• Exercise aim
Below are several entries. Transcribe exactly those lines that fall from the one with "What Apache ECharts" through the one with "const seriesNames = ['Errepidea", end lines included.

• Data provided
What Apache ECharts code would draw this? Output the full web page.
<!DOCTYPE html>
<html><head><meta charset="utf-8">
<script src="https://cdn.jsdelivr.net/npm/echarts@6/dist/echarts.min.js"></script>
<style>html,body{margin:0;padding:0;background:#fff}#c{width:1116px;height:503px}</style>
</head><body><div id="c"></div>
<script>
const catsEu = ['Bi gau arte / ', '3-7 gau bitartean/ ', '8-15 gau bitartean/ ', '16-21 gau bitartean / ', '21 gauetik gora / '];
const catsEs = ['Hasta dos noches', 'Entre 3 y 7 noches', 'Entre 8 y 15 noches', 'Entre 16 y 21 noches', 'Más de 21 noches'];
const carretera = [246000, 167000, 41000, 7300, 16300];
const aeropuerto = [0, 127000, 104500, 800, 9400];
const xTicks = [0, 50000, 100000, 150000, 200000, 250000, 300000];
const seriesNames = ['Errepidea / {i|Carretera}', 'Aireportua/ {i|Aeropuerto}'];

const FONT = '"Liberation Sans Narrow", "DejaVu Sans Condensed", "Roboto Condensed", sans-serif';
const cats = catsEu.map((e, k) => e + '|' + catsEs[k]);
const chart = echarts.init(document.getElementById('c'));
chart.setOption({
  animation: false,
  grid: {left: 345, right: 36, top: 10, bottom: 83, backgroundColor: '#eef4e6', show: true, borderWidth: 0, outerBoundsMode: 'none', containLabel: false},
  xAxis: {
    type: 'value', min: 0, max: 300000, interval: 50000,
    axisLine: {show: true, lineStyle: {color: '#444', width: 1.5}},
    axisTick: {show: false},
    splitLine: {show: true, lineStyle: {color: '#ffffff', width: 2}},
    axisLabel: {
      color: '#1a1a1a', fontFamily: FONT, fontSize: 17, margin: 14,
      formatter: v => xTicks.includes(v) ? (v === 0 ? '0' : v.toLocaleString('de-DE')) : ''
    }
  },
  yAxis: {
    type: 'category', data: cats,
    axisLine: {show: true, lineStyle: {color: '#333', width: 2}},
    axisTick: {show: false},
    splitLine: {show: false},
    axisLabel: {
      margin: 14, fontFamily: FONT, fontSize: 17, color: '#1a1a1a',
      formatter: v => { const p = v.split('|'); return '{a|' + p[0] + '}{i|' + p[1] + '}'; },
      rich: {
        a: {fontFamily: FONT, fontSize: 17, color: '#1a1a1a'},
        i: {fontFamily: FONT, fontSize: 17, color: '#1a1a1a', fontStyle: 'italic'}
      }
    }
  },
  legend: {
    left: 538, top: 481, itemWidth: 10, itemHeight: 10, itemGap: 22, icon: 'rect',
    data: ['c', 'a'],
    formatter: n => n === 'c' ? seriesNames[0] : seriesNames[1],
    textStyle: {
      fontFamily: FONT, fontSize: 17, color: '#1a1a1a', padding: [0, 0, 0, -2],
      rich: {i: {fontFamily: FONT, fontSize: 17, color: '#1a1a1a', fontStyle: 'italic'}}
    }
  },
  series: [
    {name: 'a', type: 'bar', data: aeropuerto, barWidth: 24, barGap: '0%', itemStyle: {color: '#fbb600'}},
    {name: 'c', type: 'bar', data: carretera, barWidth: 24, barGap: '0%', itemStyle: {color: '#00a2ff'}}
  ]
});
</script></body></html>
---
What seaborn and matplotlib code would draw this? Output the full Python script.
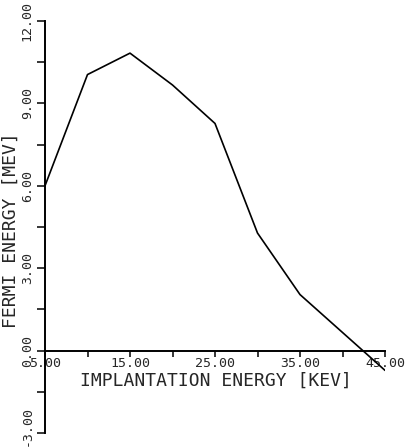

• Task answer
What Apache ECharts code would draw this? Output the full web page.
<!DOCTYPE html>
<html><head><meta charset="utf-8">
<script src="https://cdn.jsdelivr.net/npm/echarts@6/dist/echarts.min.js"></script>
<style>html,body{margin:0;padding:0;background:#fff}#c{width:1116px;height:503px}</style>
</head><body><div id="c"></div>
<script>
const catsEu = ['Bi gau arte / ', '3-7 gau bitartean/ ', '8-15 gau bitartean/ ', '16-21 gau bitartean / ', '21 gauetik gora / '];
const catsEs = ['Hasta dos noches', 'Entre 3 y 7 noches', 'Entre 8 y 15 noches', 'Entre 16 y 21 noches', 'Más de 21 noches'];
const carretera = [246000, 167000, 41000, 7300, 16300];
const aeropuerto = [0, 127000, 104500, 800, 9400];
const xTicks = [0, 50000, 100000, 150000, 200000, 250000, 300000];
const seriesNames = ['Errepidea / {i|Carretera}', 'Aireportua/ {i|Aeropuerto}'];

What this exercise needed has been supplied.